[1] Montaigne evidently refers to the Roman theatre situated between the Castello San Pietro and the river. Its destruction began early, as it is described as ruined in a decree of King Berengarius dated 895. Much of it remained up to the sixteenth century.

[2] Coryat, who saw it in 1608, describes it as greatly ruined and put to base uses. Much of the marble had been taken away to other buildings; but the damage was being repaired by the Veronese noblemen, who had already spent sixty-six thousand crowns over the restoration. To build it in England, he estimates, would cost two million pounds.

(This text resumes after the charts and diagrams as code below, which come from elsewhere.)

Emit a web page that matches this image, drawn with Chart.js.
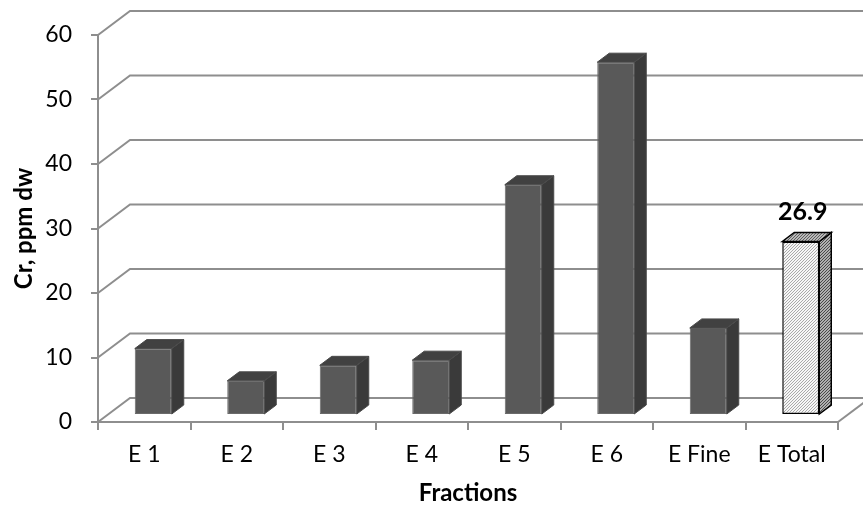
<!DOCTYPE html>
<html>
<head>
<meta charset="utf-8">
<script src="https://cdn.jsdelivr.net/npm/chart.js@4/dist/chart.umd.min.js"></script>
<style>
  html, body { margin: 0; padding: 0; background: #fff; }
  #wrap { width: 863px; height: 513px; }
</style>
</head>
<body>
<div id="wrap"><canvas id="c" width="863" height="513"></canvas></div>
<script>
// Chromium (Cr) content per fraction, ppm dry weight
const categories = ['E 1', 'E 2', 'E 3', 'E 4', 'E 5', 'E 6', 'E Fine', 'E Total'];
const crValues = [10.3, 5.3, 7.7, 8.5, 35.7, 54.7, 13.5, 26.9];
const yTickValues = [0, 10, 20, 30, 40, 50, 60];
const labelledIndex = 7; // only the total gets a value label

const FONT = 'Lato';
const GRID = '#8e8e8e';
const WALL = { dx: 32, dy: -24 };  // back wall offset from the front axis plane
const BAR = { dx: 9, dy: -7 };     // plane of the bar fronts
const DEPTH = { dx: 12, dy: -9 };  // bar depth (side / top faces)

function hatch(bg, fg, size, lw) {
  const c = document.createElement('canvas');
  c.width = c.height = size;
  const g = c.getContext('2d');
  g.fillStyle = bg;
  g.fillRect(0, 0, size, size);
  g.strokeStyle = fg;
  g.lineWidth = lw;
  g.beginPath();
  g.moveTo(0, size); g.lineTo(size, 0);
  g.moveTo(-1, 1); g.lineTo(1, -1);
  g.moveTo(size - 1, size + 1); g.lineTo(size + 1, size - 1);
  g.stroke();
  return g.createPattern(c, 'repeat');
}

const totalFront = hatch('#f6f6f6', '#a0a0a0', 3, 0.9);
const totalSide = hatch('#b0b0b0', '#4a4a4a', 3, 1);
const totalTop = hatch('#b8b8b8', '#5e5e5e', 3, 1);

const isTotal = i => i === categories.length - 1;
const frontFill = categories.map((c, i) => isTotal(i) ? totalFront : '#595959');
const frontEdge = categories.map((c, i) => isTotal(i) ? '#000000' : '#6a6a6a');
const sideFill = categories.map((c, i) => isTotal(i) ? totalSide : '#3a3a3a');
const topFill = categories.map((c, i) => isTotal(i) ? totalTop : '#414141');

const frame3d = {
  id: 'frame3d',
  beforeDatasetsDraw(chart) {
    const { ctx, chartArea: a, scales: { y } } = chart;
    ctx.save();
    ctx.strokeStyle = GRID;
    ctx.lineWidth = 2;
    // side wall diagonals and back wall gridlines
    yTickValues.forEach(v => {
      const py = y.getPixelForValue(v);
      ctx.beginPath();
      ctx.moveTo(a.left, py);
      ctx.lineTo(a.left + WALL.dx, py + WALL.dy);
      ctx.lineTo(chart.width + 20, py + WALL.dy);
      ctx.stroke();
    });
    // right edge of the floor
    const y0 = y.getPixelForValue(0);
    ctx.beginPath();
    ctx.moveTo(a.right, y0);
    ctx.lineTo(a.right + WALL.dx, y0 + WALL.dy);
    ctx.stroke();
    ctx.restore();
    // bars are drawn a little behind the front plane
    ctx.save();
    ctx.translate(BAR.dx, BAR.dy);
  },
  afterDatasetsDraw(chart) {
    const ctx = chart.ctx;
    const meta = chart.getDatasetMeta(0);
    meta.data.forEach((bar, i) => {
      const { x, y, base, width } = bar.getProps(['x', 'y', 'base', 'width'], true);
      const l = x - width / 2, r = x + width / 2;
      ctx.lineWidth = isTotal(i) ? 1.5 : 1;
      ctx.strokeStyle = isTotal(i) ? '#000' : '#4a4a4a';
      // side face
      ctx.beginPath();
      ctx.moveTo(r, y);
      ctx.lineTo(r + DEPTH.dx, y + DEPTH.dy);
      ctx.lineTo(r + DEPTH.dx, base + DEPTH.dy);
      ctx.lineTo(r, base);
      ctx.closePath();
      ctx.fillStyle = sideFill[i];
      ctx.fill();
      ctx.stroke();
      // top face
      ctx.beginPath();
      ctx.moveTo(l, y);
      ctx.lineTo(l + DEPTH.dx, y + DEPTH.dy);
      ctx.lineTo(r + DEPTH.dx, y + DEPTH.dy);
      ctx.lineTo(r, y);
      ctx.closePath();
      ctx.fillStyle = topFill[i];
      ctx.fill();
      ctx.stroke();
    });
    ctx.restore();

    // value label above the total
    const bar = meta.data[labelledIndex];
    const { x, y } = bar.getProps(['x', 'y'], true);
    ctx.save();
    ctx.fillStyle = '#000';
    ctx.font = 'bold 25px ' + FONT;
    ctx.textAlign = 'center';
    ctx.textBaseline = 'alphabetic';
    ctx.fillText(crValues[labelledIndex].toFixed(1), x + BAR.dx + 2, y + BAR.dy + DEPTH.dy - 12);
    ctx.restore();
  }
};

new Chart(document.getElementById('c'), {
  type: 'bar',
  data: {
    labels: categories,
    datasets: [{
      data: crValues,
      backgroundColor: frontFill,
      borderColor: frontEdge,
      borderWidth: categories.map((c, i) => isTotal(i) ? 1.5 : 1),
      borderSkipped: false,
      barPercentage: 0.4,
      categoryPercentage: 1
    }]
  },
  options: {
    responsive: false,
    animation: false,
    events: [],
    layout: { padding: { top: 35, right: 25, left: 0, bottom: 0 } },
    plugins: { legend: { display: false }, tooltip: { enabled: false } },
    scales: {
      x: {
        grid: { display: true, drawOnChartArea: false, offset: true, color: GRID, lineWidth: 2, tickLength: 8 },
        border: { display: true, color: GRID, width: 2 },
        ticks: { color: '#000', font: { family: FONT, size: 23 }, padding: 11, maxRotation: 0, autoSkip: false },
        title: { display: true, text: 'Fractions', color: '#000', font: { family: FONT, size: 24, weight: 'bold' }, padding: { top: 0, bottom: 5 } },
        afterFit(s) { s.height = 91; }
      },
      y: {
        min: 0,
        max: 60,
        afterBuildTicks(s) { s.ticks = yTickValues.map(v => ({ value: v })); },
        grid: { display: true, drawOnChartArea: false, color: GRID, lineWidth: 2, tickLength: 7 },
        border: { display: true, color: GRID, width: 2 },
        ticks: { color: '#000', font: { family: FONT, size: 23 }, padding: 19 },
        title: { display: true, text: 'Cr, ppm dw', color: '#000', font: { family: FONT, size: 24, weight: 'bold' }, padding: { top: 10, bottom: 0 } },
        afterFit(s) { s.width = 98; }
      }
    }
  },
  plugins: [frame3d]
});
</script>
</body>
</html>
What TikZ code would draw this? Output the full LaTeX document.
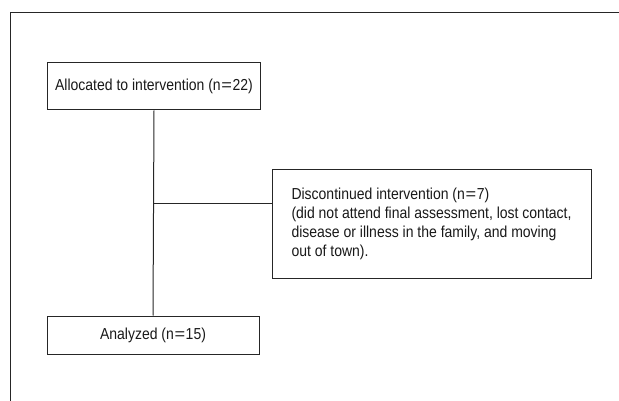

[3] Modern measurements are 502 feet by 401, and 98 feet high.

[4] Madonna di Campagna, one of the finest works of Sammicheli.

[5] Palladio had died a short time before Montaigne’s visit, i.e. August 19, 1580. Vicenza was at this time at the height of its beauty, all the noteworthy buildings, except the Teatro Olimpico, having been completed.

[6] The fairs of Vicenza were amongst the largest in Italy, and were instituted in the thirteenth century. During their continuance all the shops in the city had to be closed. Fairs were held up to the middle of the present century.

[7] The founder was the chief magistrate of the city, and is said to have been moved to religious enthusiasm by reading the life of S. Mary of Egypt. Montaigne is wrong in giving 1367 as the date of the foundation of the order; it was the year of Colombini’s death. The members of the order were originally laymen, and chiefly occupied in preparing drugs. Urban V. placed them under the Augustinian rule. In 1606 they were allowed to be ordained, and in 1660 were suppressed by Clement IX.

[8] It is singular that Montaigne makes no mention of the University. Italy was then the great school of fencing, as he notices in the Essais, ii. 27.

[9] Coryat notices this bust, and gives the inscription written by Paolo Giovio: “Petri Bembi Cardinalis imaginem Hieronymus Quirinus Ismerii filius in publico ponendam curavit: ut cujus ingenii monumenta æterna sint, ejus corporis quoque memoria ne a posteris desideretur. Vixit annos 76, M. 7, D. 29. Obiit 15 Calend. Februarii anno 1547.” Writing of the other tombs Coryat says: “Amongst others in the Cloyster I observed one that made me even lament, the monument of a certaine English Nobleman, namely, Edward Courtney, Earle of Devonshire, who was buried here in the time of Queen Mary; he died there in his youth, and was the sonne of Henry, Earle of Devonshire and Marquesse of Exceter, who was beheaded in the time of King Henry the Eighth. This Edward Courtney was afterward restored by Queen Mary. Truely it strooke great compassion and remorse in me to see an Englishman so ignobly buried, for his body lieth in a poore woodden Coffin placed upon another faire monument, having neither epitaph nor any other thing to preserve it from oblivion, so that I could not have knowne it for an Englishman’s Coffen, except an English gentleman, Mr. George Rooke, had told me of it.”—Crudities (1776), vol. i. p. 176.

[10] Coryat says: “He is represented according to his olde age: for his face is made very leane and shaved.” The inscription under it, “Ve T. Livius Liviæ I. F. Quartæl. Halys concordialis Patavi sibi et suis omnibus,” has probably no reference to Livy at all. It was discovered in 1363 near the church of San Giustina and removed to the Sala della Ragione. This is the one which Montaigne mistakes for Livy’s epitaph. Another inscription records the gift of Livy’s arm-bone to Alfonso the Magnanimous in 1450. Coryat mentions a second statue of Livy, made of freestone, and says that this was the effigy brought, together with an inscription underneath, “from Saint Gustinae’s Church.” The monument at the end of the hall was erected in 1547.